Потом ещё помню, когда Виктории и Екатерины уже не было, остались только мы втроём – Дау, Нора и я. Дау требовал от меня, чтобы я развеселила Нору, ведь я именно её домработница: «Подойди к ней с этим зеркалом, поднеси его к её лицу, чтобы показать, какая она красивая». Я потом видела эти сцены в Париже на небольшом экране в ту ночь, когда засела в кабинке со всем цифровым материалом этого проекта. Со стороны это выглядит довольно эротично и интригующе: хрупкая, почти обнаженная горничная, от которой чего-то ждут её работодатели. Но непонятно, зачем это всё. После этих всех сцен я легла спать на своей металлической пружинной кровати в комнате с гардеробом Норы, и мне снилось, как меня «фиксирует» большая камера Юргена. А может и не совсем снилось, кто знает… Проснувшись, я увидела, что солнце уже вовсю палит, и услышала шаги по крупному гравию двух охраняющих покой Института, немолодых, но высоких и статных мужчин.

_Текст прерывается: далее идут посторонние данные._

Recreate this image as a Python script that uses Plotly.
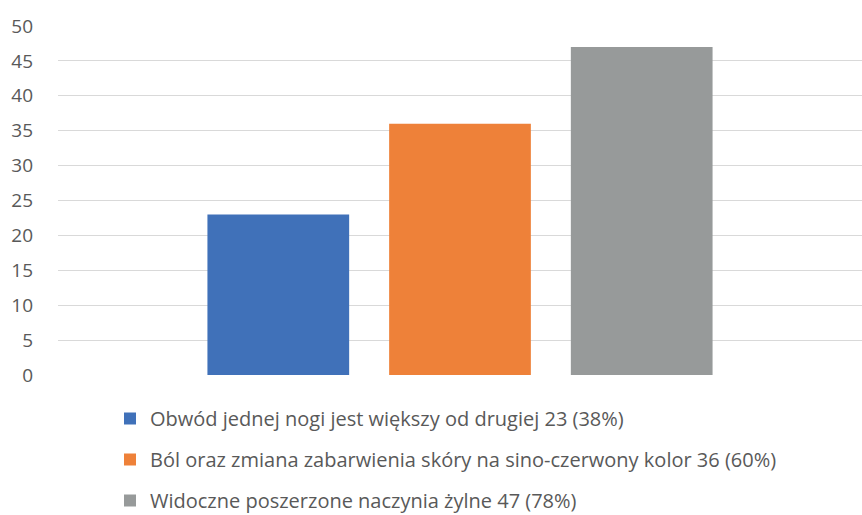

Я почувствовала негу от того, что я защищена, что не надо ничего предпринимать, никаких сложных решений принимать, и поспала ещё.
А потом было ещё кое-что. Нора и Дау свалили в отпуска, а на их место приехал учёный Никита со своим семейством. Мне много раз, когда был Никита, звонила Инна и говорила: «Ань, иди, пожалуйста, в контору». И я многие ночи проводила на студии, ожидая, когда же мне разрешат, наконец, вернуться в мою кровать, к которой я уже привыкла. Как-то меня попросили из конторы прийти в Д2, что-то сказать Никите. Я зашла и обнаружила в гостиной Никиту и Зою (не его жену), собравшихся заняться любовью, и это всё снималось. Возможно, я могла что-то интересное придумать, чтобы создать в кадре экшн, но моя фантазия дремала в ту ночь. Да и играть я не умею, только проживать. Если что-то не соответствует моему внутреннему ощущению, то я туда не иду, ибо ненавижу наигранность. Так что в этот раз подстрекательство на игру не удалась.
Также после тюрьмы приезжали мои родители. Они тогда ехали в Крым на машине и решили заехать посмотреть, чем тут занимается их дочка. Инна перед их приездом спросила: «Ну что, рассказать твоей маме, что ты сидела в тюрьме?» Я ответила: «Ни в коем случае, она мне мозг вынесет». Родители были вполне удовлетворены, глядя на все эти художественные эскизы и бесконечные картинки людей в исторических костюмах, висящие на стенах на 1-м этаже студии, множество самих костюмов в отделе К, на гримёрные, реквизитные, а также на молодых творческих увлеченных людей, работающих на 2-м этаже студии. Переодеваться, чтобы посмотреть декорацию, они не стали, спешили поехать дальше. Они больше не волновались за меня. К тому же потом, когда они уехали, "Дау" Хржановского подало им знак и в Крыму. Там на солнечном пляже они познакомились и разговорились с какими-то людьми их возраста и это оказались родители Кати - девушки Ильи Хржановского, с которой он познакомился на "Дау", которая у него работала.
А мы с Викой в те дни штурмовали бухгалтерию, чтобы нам выдали хотя бы небольшой аванс. В тот раз это далось нам относительно легко. И ещё через недолгое время я сообщила Вере, что хочу в отпуск (съемочный блок 1956 года закончился тогда). Она сказала, что поговорит с Ильёй, и уже скоро я мчалась в Москву, а там и в деревню на несколько дней, где хорошенько освежилась.